October 27, 2008 in Nation/World

Hostage, jailer walk to freedom

Colombia lawmaker held for eight years
By VIVIAN SEQUERA Associated Press
 
Associated Press photo

Former hostage Oscar Tulio Lizcano makes a phone call after arriving at a military base in Cali, Colombia, on Sunday.
(Full-size photo)

BOGOTA, Colombia – A 62-year-old lawmaker held captive eight years by leftist rebels walked to freedom in a western Colombia jungle on Sunday along with the young guerrilla commander who had been his jailer.

President Alvaro Uribe said the rebel and his girlfriend would be rewarded with asylum in France and an as-yet unspecified cash reward.

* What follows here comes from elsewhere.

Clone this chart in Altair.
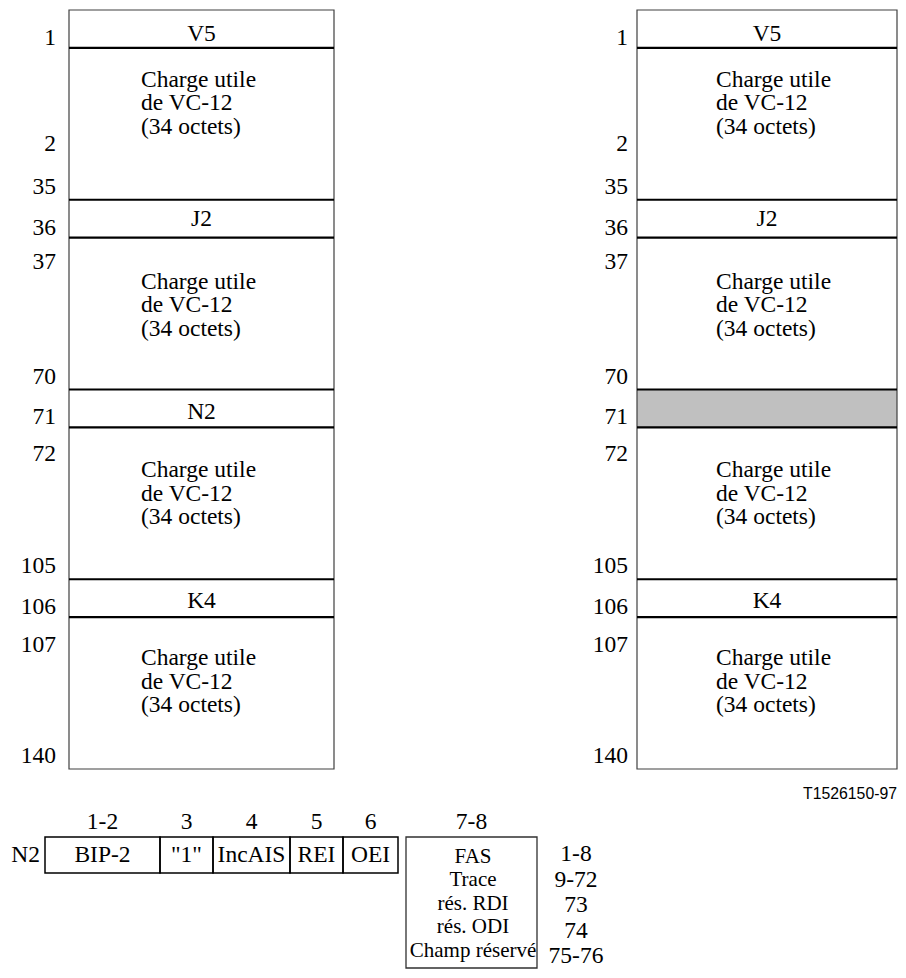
import altair as alt
import pandas as pd

# ---------------- data ----------------
row_fields = ["V5", "", "J2", "", "N2", "", "K4", ""]
row_units = [1, 4, 1, 4, 1, 4, 1, 4]
row_first_byte = ["1", "2", "36", "37", "71", "72", "106", "107"]
row_last_byte = ["", "35", "", "70", "", "105", "", "140"]
payload_lines = ["Charge utile", "de VC-12", "(34 octets)"]
shaded_in_right = ["N2"]

n2_bit_labels = ["1-2", "3", "4", "5", "6", "7-8"]
n2_field_names = ["BIP-2", '"1"', "IncAIS", "REI", "OEI", ""]
mf_field_names = ["FAS", "Trace", "rés. RDI", "rés. ODI", "Champ réservé"]
mf_bit_labels = ["1-8", "9-72", "73", "74", "75-76"]
figure_id = "T1526150-97"

# ---------------- layout ----------------
W, H = 890, 962
TOP, UNIT = 10, 37.95
columns = [
    {"x0": 69, "x1": 334, "lab": 56, "txt": 141, "shade": False},
    {"x0": 637, "x1": 897, "lab": 628, "txt": 716, "shade": True},
]
header_text_offsets = [5.5, 0, 4, 3]
payload_text_offsets = [32, 44, 43, 41]
payload_start_offsets = [96.5, 24, 27, 28]
LINE = 23.5
FS = 23.5
n2_edges = [45, 160, 213, 290, 343, 398]
mf_x0, mf_x1 = 406, 537
n2_top, n2_bot, mf_bot = 837, 873, 968
SERIF = "Liberation Serif"

xs = alt.Scale(domain=[8, 8 + W], nice=False, zero=False)
ys = alt.Scale(domain=[8, 8 + H], nice=False, zero=False, reverse=True)

frames, shades, seps, hdr, pay, labs = [], [], [], [], [], []
for col in columns:
    t = TOP
    k = 0
    h = 0
    for i, (f, u) in enumerate(zip(row_fields, row_units)):
        top, bot = t, t + u * UNIT
        t = bot
        if i > 0:
            seps.append({"x": col["x0"], "x2": col["x1"], "y": top})
        if f:
            if col["shade"] and f in shaded_in_right:
                shades.append({"x": col["x0"], "x2": col["x1"], "y": top, "y2": bot})
            else:
                hdr.append({"x": (col["x0"] + col["x1"]) / 2,
                            "y": (top + bot) / 2 + header_text_offsets[h], "t": f})
            labs.append({"x": col["lab"], "y": bot - 10, "t": row_first_byte[i]})
            h += 1
        else:
            for j, ln in enumerate(payload_lines):
                pay.append({"x": col["txt"], "y": top + payload_text_offsets[k] + j * LINE, "t": ln})
            labs.append({"x": col["lab"], "y": top + payload_start_offsets[k], "t": row_first_byte[i]})
            labs.append({"x": col["lab"], "y": bot - 13, "t": row_last_byte[i]})
            k += 1
    frames.append({"x": col["x0"], "x2": col["x1"], "y": TOP, "y2": t})

boxes, box_txt, bit_txt = [], [], []
for i in range(5):
    a, b = n2_edges[i], n2_edges[i + 1]
    boxes.append({"x": a, "x2": b, "y": n2_top, "y2": n2_bot})
    box_txt.append({"x": (a + b) / 2, "y": 855, "t": n2_field_names[i]})
    bit_txt.append({"x": (a + b) / 2, "y": 822, "t": n2_bit_labels[i]})
bit_txt.append({"x": (mf_x0 + mf_x1) / 2, "y": 822, "t": n2_bit_labels[5]})
mf_box = [{"x": mf_x0, "x2": mf_x1, "y": n2_top, "y2": mf_bot}]
mf_txt = [{"x": 473, "y": 857 + 23.4 * j, "t": s} for j, s in enumerate(mf_field_names)]
mf_num = [{"x": 576, "y": 854 + 25.5 * j, "t": s} for j, s in enumerate(mf_bit_labels)]
n2_lab = [{"x": 40, "y": 855, "t": "N2"}]
fid = [{"x": 897, "y": 794, "t": figure_id}]


def X(f="x"):
    return alt.X(f + ":Q", scale=xs, axis=None)


def Y(f="y"):
    return alt.Y(f + ":Q", scale=ys, axis=None)


def rects(data, **kw):
    return alt.Chart(pd.DataFrame(data)).mark_rect(**kw).encode(
        x=X(), x2="x2:Q", y=Y(), y2="y2:Q")


def texts(data, **kw):
    return alt.Chart(pd.DataFrame(data)).mark_text(baseline="middle", color="black", **kw).encode(
        x=X(), y=Y(), text="t:N")


layers = [
    rects(shades, fill="#c0c0c0"),
    rects(frames, fillOpacity=0, stroke="#404040", strokeWidth=1.2),
    alt.Chart(pd.DataFrame(seps)).mark_rule(color="black", strokeWidth=2.2).encode(
        x=X(), x2="x2:Q", y=Y()),
    texts(hdr, font=SERIF, fontSize=FS, align="center"),
    texts(pay, font=SERIF, fontSize=FS, align="left"),
    texts(labs, font=SERIF, fontSize=FS, align="right"),
    rects(boxes, fillOpacity=0, stroke="black", strokeWidth=1.5),
    rects(mf_box, fillOpacity=0, stroke="#303030", strokeWidth=1.3),
    texts(box_txt, font=SERIF, fontSize=FS, align="center"),
    texts(bit_txt, font=SERIF, fontSize=FS, align="center"),
    texts(mf_txt, font=SERIF, fontSize=21, align="center"),
    texts(mf_num, font=SERIF, fontSize=FS, align="center"),
    texts(n2_lab, font=SERIF, fontSize=FS, align="right"),
    texts(fid, font="Liberation Sans", fontSize=15.8, align="right"),
]

chart = alt.layer(*layers).properties(
    width=W, height=H, padding=0,
    autosize=alt.AutoSizeParams(type="none"),
).configure_view(strokeWidth=0)

chart.save("out.html", embed_options={"renderer": "svg", "actions": False})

Oscar Tulio Lizcano is the first Revolutionary Armed Forces of Colombia hostage to gain freedom since the July 2 rescue of former presidential candidate Ingrid Betancourt and three U.S. military contractors. His escape is yet another blow to Latin America’s last major rebel army, which is battling record desertions under withering pressure from Colombia’s U.S.-backed military.

The white-bearded Lizcano encountered a military road checkpoint three days after escaping with the leader of the unit that held him.

He looked haggard in a grimy black shirt and muddy training pants during Sunday’s news conference at a military base in the western city of Cali. He apologized for his somewhat incoherent speech, saying his captors had forbidden him to speak. He thanked “the person who had the courage, the valor to leave with me.”

“I was really sick,” he said, seated in a chair beside a standing Defense Minister Juan Manuel Santos and police and military commanders. He said he had eaten little while on the run with his 28-year-old captor, known only by the alias “Isaza.”

Santos said the escape followed the Oct. 10 desertion of a second rebel, alias “Moroco,” from the camp where Lizcano was being held. He said that guerrilla disclosed Lizcano’s precise whereabouts to authorities, who already had a rough idea of the location and had been strangling the rebels’ supply routes.

Colombia’s military has in recent months put withering pressure on the guerrillas known as the FARC, killing or capturing top commanders and spurring record desertions and betrayals among rebels with lucrative reward offers.